Сказка для взрослых. Кукольные театры играют не для слабонервных
Традиционный парад кукольных фестивалей осени начался в Челябинске с «Соломенного жаворонка». В этом году лидером программы стал спектакль «Бобок», поставленный в Екатеринбургском театре по мотивам маленьких рассказов Ф.М. Достоевского. Понять и оценить «кладбищенский сюр» под силу только взрослой публике.
Челябинский фестиваль посвящен памяти замечательного режиссера театра кукол Валерия Вольховского, в следующем году ему исполнилось бы 70. «Соломенный жаворонок» был его первым спектаклем на Урале в 1977 году и стал легендой кукольного театра. Вообще, кукольники России давно признали уникальной так называемую уральскую зону, в которой в 70–80-х годах (когда в драматическом театре свирепствовала цензура) могли существовать и заниматься творчеством талантливые и дерзкие люди. В театре, который они создали, на равных участвовали актеры, куклы и предметы.
В память о мастере участники фестиваля привезли по большей части спектакли для взрослых. Если для детей ставят традиционно, то в работах для взрослых рискуют и экспериментируют. Современные кукольники выбирают сюжеты, неподъемные зачастую и для драматического театра: история вечной безответной любви, воспетая Лоркой и артистами из Кургана; приехавшая из Ижевска комедия о шуте Балакиреве Григория Горина (пьеса была написана для «Ленкома») и даже томский спектакль «Осколки неба», рассказывающий о музыкантах группы The Beatles.
Один из лучших спектаклей «для взрослых» «Бобок» поставлен Екатеринбургским театром. Кажется, что во время репетиций известный педагог ВГИКа Григорий Лифанов только присматривался к возможностям кукол, и поэтому в первом действии они не появляются, на сцене – только реальные актеры. Главный из них Владимир Удинцев, играющий писателя-неудачника Ивана Ивановича. «Редкость! Красненький чай с собственных плантаций», – на написание этого рекламного объявления у Ивана Ивановича уходит несколько минут. Лифанов превратил муки творчества в увлекательную театральную игру. Несобранность мысли разбивает ритм сцены, актеры работают, словно следуя невидимой джазовой партитуре. Две бородавки на лбу героя выглядят как маленькие рожки. Так жаден этот мелкий писательский бес до движения, до самовыражения, что на помощь ему приходят два двойника: один появляется из-под диванной обивки, а другой выходит из портрета.

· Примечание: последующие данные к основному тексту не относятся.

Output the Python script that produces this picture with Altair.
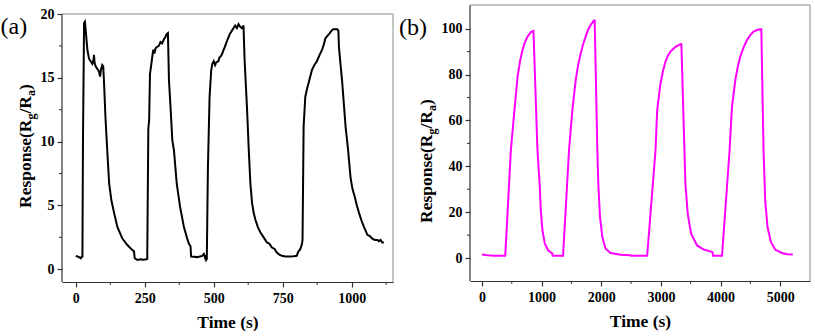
import altair as alt
import pandas as pd

# ---------------- data ----------------
# Panel (a): time (s) and response
time_a = [0, 6, 12, 18, 22, 24, 26, 30, 33, 36, 42, 48, 54, 60, 64, 66, 68, 72, 78, 84, 88, 92, 96, 99.5,
          102, 108, 114, 121, 129, 139, 151, 169, 187, 205, 211, 213.5, 223, 235, 245, 256, 259,
          261, 263, 266, 269, 274, 277, 281, 285, 289, 293, 301, 307, 313, 319, 325, 329, 334,
          337.8, 344, 350, 356, 366, 378, 392, 404, 410, 416, 418, 428, 440, 450, 458, 464, 468, 470, 473, 475,
          479, 485, 491, 495, 500, 505, 509, 517, 521, 526, 531, 536, 540, 545, 550, 554, 560, 566, 572, 578,
          584, 590, 596, 602, 606, 608, 612, 621, 627, 633, 639, 645, 651, 660, 669, 681, 693, 702, 711,
          720, 729, 738, 747, 760, 775, 790, 801, 807, 812, 816, 820, 822,
          826, 832, 838, 844, 850, 856, 865, 874, 884, 893, 899, 905, 913, 921, 927, 933, 940, 948, 952,
          954, 960, 966, 972, 978, 987, 996, 1003, 1011, 1019, 1027, 1036, 1045, 1051, 1057, 1066, 1075,
          1084, 1093, 1099, 1105, 1111, 1117]
resp_a = [1.05, 1.0, 0.95, 0.86, 1.0, 1.0, 10.0, 19.3, 19.4, 18.7, 17.2, 16.5, 16.3, 16.1, 16.4, 16.8, 16.2, 15.9,
          15.7, 15.5, 15.1, 15.7, 16.0, 15.9,
          14.8, 11.7, 9.33, 6.7, 5.4, 4.4, 3.3, 2.4, 1.9, 1.5, 1.4, 0.86, 0.73, 0.78, 0.75, 0.78, 0.8,
          6.0, 11.0, 11.7, 15.3, 16.1, 16.6, 17.2, 16.9, 17.3, 17.4, 17.5, 17.8, 17.7, 18.0, 18.2, 18.4, 18.5,
          14.8, 12.5, 10.1, 9.3, 6.7, 4.9, 3.3, 2.4, 2.0, 1.8, 1.0, 0.98, 0.95, 1.0, 1.05, 1.2, 0.95, 1.1, 0.73, 0.8,
          8.0, 13.5, 15.6, 16.1, 16.3, 16.0, 16.2, 16.3, 16.6, 16.7, 16.9, 17.2, 17.4, 17.7, 18.0, 18.2, 18.5,
          18.7, 18.9, 19.1,
          18.9, 19.2, 19.0, 18.9, 19.0, 19.1, 16.4, 12.5, 9.4, 6.7, 5.2, 4.4, 3.9, 3.3, 2.9, 2.5, 2.1, 2.0, 1.7,
          1.6, 1.3, 1.15, 1.05, 1.0, 1.0, 1.02, 1.05, 1.4, 1.5, 1.7, 2.0, 2.3,
          11.2, 13.5, 14.1, 14.6, 15.1, 15.6, 16.0, 16.3, 16.8, 17.2, 17.6, 18.1, 18.3, 18.5, 18.7, 18.8, 18.8,
          18.8, 18.7,
          17.4, 16.0, 14.6, 12.9, 11.2, 9.4, 7.2, 6.3, 5.7, 5.0, 4.4, 3.8, 3.3, 3.0, 2.7, 2.6, 2.4,
          2.3, 2.3, 2.2, 2.3, 2.1, 2.1]

# Panel (b): time (s) and response
time_b = [0, 100, 200, 300, 390, 420, 485, 540, 597, 640, 680, 720, 764, 820, 864,
          931, 955, 970, 987, 1015, 1054, 1110, 1165, 1180, 1185, 1360,
          1460, 1516, 1572, 1612, 1656, 1700, 1739, 1780, 1823, 1878, 1890,
          1935, 1951, 1979, 2018, 2074, 2157, 2324, 2491, 2500, 2770,
          2910, 2938, 2993, 3035, 3077, 3120, 3161, 3244, 3328, 3344,
          3395, 3411, 3450, 3507, 3607, 3718, 3857, 3866, 3874, 4025,
          4152, 4192, 4248, 4290, 4331, 4390, 4443, 4500, 4554, 4610, 4666, 4684,
          4721, 4749, 4788, 4844, 4916, 5028, 5120, 5212]
resp_b = [1.5, 1.2, 1.0, 1.0, 1.0, 15.0, 47.0, 63.0, 79.0, 86.0, 90.7, 94.0, 96.5, 98.5, 99.0,
          47.0, 37.0, 31.0, 20.8, 12.0, 6.3, 3.4, 2.2, 2.0, 1.0, 1.0,
          47.0, 64.5, 77.6, 84.0, 89.2, 93.5, 96.5, 99.5, 101.6, 103.5, 103.5,
          47.0, 32.5, 18.0, 9.2, 4.1, 2.2, 1.4, 1.2, 1.0, 1.0,
          47.0, 64.5, 76.0, 81.5, 85.6, 88.3, 90.0, 92.1, 93.2, 93.2,
          47.0, 32.5, 19.4, 10.6, 5.5, 3.7, 2.7, 2.6, 1.0, 1.0,
          47.0, 66.0, 77.6, 83.5, 87.8, 92.0, 95.0, 97.2, 98.7, 99.4, 99.7, 99.7,
          47.0, 25.0, 13.5, 7.0, 3.7, 2.2, 1.7, 1.5]

# axis ticks
xmajor_a = [0, 250, 500, 750, 1000]
xminor_a = [125, 375, 625, 875, 1125]
ymajor_a = [0, 5, 10, 15, 20]
yminor_a = [2.5, 7.5, 12.5, 17.5]
xmajor_b = [0, 1000, 2000, 3000, 4000, 5000]
xminor_b = [500, 1500, 2500, 3500, 4500]
ymajor_b = [0, 20, 40, 60, 80, 100]
yminor_b = [10, 30, 50, 70, 90]

panel_labels = ["(a)", "(b)"]
x_title = "Time (s)"
y_title_parts = ["Response(R", "g", "/R", "a", ")"]
y_title_sub = [False, True, False, True, False]

# ---------------- styling ----------------
SERIF = "Liberation Serif"
AX = "#333333"
FRAME = "#8a8a8a"
TITLE_SIZE = 17.5
SUB_SIZE = 12

# Times-Bold widths (per 1000 em)
TB = {"R": 722, "e": 444, "s": 389, "p": 556, "o": 500, "n": 556, "(": 333, ")": 333,
      "/": 278, "g": 500, "a": 500}


def text_width(s, size):
    return sum(TB.get(c, 500) for c in s) * size / 1000.0


def ytitle_layers(base_x, base_y):
    layers = []
    off = 0.0
    for part, sub in zip(y_title_parts, y_title_sub):
        size = SUB_SIZE if sub else TITLE_SIZE
        dx = 4 if sub else 0
        layers.append(
            alt.Chart(pd.DataFrame({"s": [part]}))
            .mark_text(angle=270, align="left", baseline="alphabetic", font=SERIF,
                       fontWeight="bold", fontSize=size, color="black")
            .encode(x=alt.value(base_x + dx), y=alt.value(base_y - off), text="s:N")
        )
        off += text_width(part, size)
    return layers


def panel(t, v, color, w, h, xdom, ydom, frame_lo, frame_hi, xmaj, xmin, ymaj, ymin,
          label, lab_x, lab_y, tx, ty):
    df = pd.DataFrame({"t": t, "v": v})
    xs = alt.Scale(domain=xdom, nice=False, zero=False)
    ys = alt.Scale(domain=ydom, nice=False, zero=False)
    xax = alt.Axis(values=xmaj, format="d", title=x_title, grid=False, tickSize=5,
                   labelPadding=4, titlePadding=8)
    yax = alt.Axis(values=ymaj, format="d", title=None, grid=False, tickSize=5, labelPadding=3,
                   domain=False)
    line = alt.Chart(df).mark_line(color=color, strokeWidth=2, clip=True).encode(
        x=alt.X("t:Q", scale=xs, axis=xax), y=alt.Y("v:Q", scale=ys, axis=yax))
    xminor = alt.Chart(pd.DataFrame({"t": xmin})).mark_rule(color=AX, strokeWidth=1).encode(
        x=alt.X("t:Q", scale=xs, axis=xax), y=alt.value(h), y2=alt.value(h + 3))
    yminor = alt.Chart(pd.DataFrame({"v": ymin})).mark_rule(color=AX, strokeWidth=1).encode(
        y=alt.Y("v:Q", scale=ys, axis=yax), x=alt.value(0), x2=alt.value(-3))
    fr = pd.DataFrame({"v": [frame_lo], "v2": [frame_hi]})
    left = alt.Chart(fr).mark_rule(color=AX, strokeWidth=1.2).encode(
        x=alt.value(0), y=alt.Y("v:Q", scale=ys, axis=yax), y2="v2:Q")
    right = alt.Chart(fr).mark_rule(color=FRAME, strokeWidth=1).encode(
        x=alt.value(w), y=alt.Y("v:Q", scale=ys, axis=yax), y2="v2:Q")
    top = alt.Chart(pd.DataFrame({"v": [frame_hi]})).mark_rule(color=FRAME, strokeWidth=1).encode(
        x=alt.value(0), x2=alt.value(w), y=alt.Y("v:Q", scale=ys, axis=yax))
    lab = alt.Chart(pd.DataFrame({"s": [label]})).mark_text(
        align="left", baseline="middle", font=SERIF, fontSize=24, color="black").encode(
        x=alt.value(lab_x), y=alt.value(lab_y), text="s:N")
    spacer = alt.Chart(pd.DataFrame({"s": [label]})).mark_rule(opacity=0).encode(
        x=alt.value(0), y=alt.value(-5), y2=alt.value(0))
    layers = [line, xminor, yminor, left, right, top, lab, spacer, *ytitle_layers(tx, ty)]
    return alt.layer(*layers).properties(width=w, height=h)


pa = panel(time_a, resp_a, "#000000", 331, 277, [-50, 1150], [-1, 20.706], -1, 20,
           xmajor_a, xminor_a, ymajor_a, yminor_a, panel_labels[0], -61.5, 22, -31.5, 203)
pb = panel(time_b, resp_b, "#FF00FF", 340, 276, [-200, 5500], [-10, 110.3], -10, 110.3,
           xmajor_b, xminor_b, ymajor_b, yminor_b, panel_labels[1], -71, 23, -38, 218)

chart = alt.hconcat(pa, pb, spacing=5).properties(
    padding={"left": 0, "top": 0, "right": 0, "bottom": 0}
).configure_view(stroke=None).configure_axis(
    labelFont=SERIF, labelFontWeight="bold", labelFontSize=14, labelColor="black",
    titleFont=SERIF, titleFontWeight="bold", titleFontSize=TITLE_SIZE, titleColor="black",
    domainColor=AX, tickColor=AX, domainWidth=1.2, tickWidth=1.2
)

chart.save("out.html", embed_options={"renderer": "svg", "actions": False})
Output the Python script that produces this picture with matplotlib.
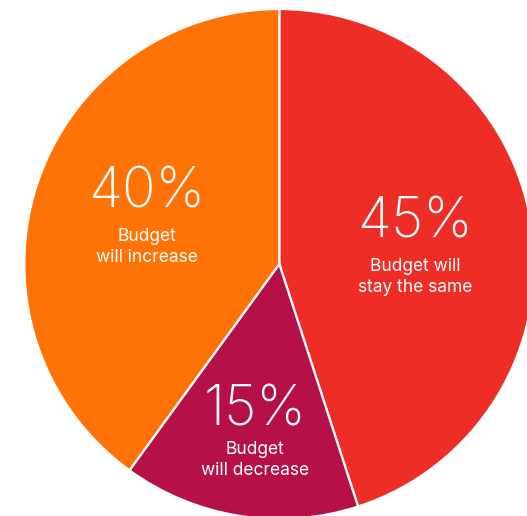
import matplotlib
matplotlib.use("Agg")
import matplotlib.pyplot as plt

# slices clockwise from 12 o'clock
shares = [45, 15, 40]
captions = ["Budget will\nstay the same", "Budget\nwill decrease", "Budget\nwill increase"]
colors = ["#EE2E26", "#B51048", "#FF7306"]

W, H = 527, 516
fig = plt.figure(figsize=(W / 100, H / 100), dpi=100)
ax = fig.add_axes([0, 0, 1, 1])

ax.pie(shares, colors=colors, startangle=90, counterclock=False,
       center=(279.3, H - 264), radius=255,
       wedgeprops={"edgecolor": "white", "linewidth": 1.6})
ax.set_xlim(0, W)
ax.set_ylim(0, H)
ax.set_aspect("equal")
ax.axis("off")

# label anchors in pixel space (x, y from top)
pct_pos = [(415, 222), (255, 410), (147, 193)]
cap_pos = [(415, 277), (255, 460), (147, 247)]

for s, c, (px, py), (cx, cy) in zip(shares, captions, pct_pos, cap_pos):
    ax.text(px, H - py, f"{s}%", ha="center", va="center", color="white",
            fontsize=40, family=["Inter", "Lato", "DejaVu Sans"], fontweight="light")
    ax.text(cx, H - cy, c, ha="center", va="center", color="white",
            fontsize=12.5, family=["Inter", "DejaVu Sans"], linespacing=1.32)

fig.savefig("out.png", dpi=100, facecolor="white")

Во втором действии Иван Иванович отправляется на кладбище. Выясняется, что и под могильными плитами их обитатели по инерции разговаривают и грешат. Художник Андрей Ефимов для создания образа кладбища перевернул мебель в комнате Ивана Ивановича и закрыл ее землистой драпировкой. Получилось маленькое задрипанное место успокоения: закапывают, где попало, друг на друга, не разбираясь в чинах, не задумываясь об удобстве обитателей. Голоса усопших слышны отовсюду, из самых неожиданных мест появляются и они сами. Разные по размеру куклы и актеры в масках придают гробовой сцене необходимое ощущение тотального сюра. Глубоко здесь не закапывают – мешают питерские холодные зеленые воды. И покойники, едва попав в новое местообитание, становятся зелеными. Вернее, слово «покойники» менее всего пристало героям Достоевского, они, скорее, неуспокоенные мертвецы.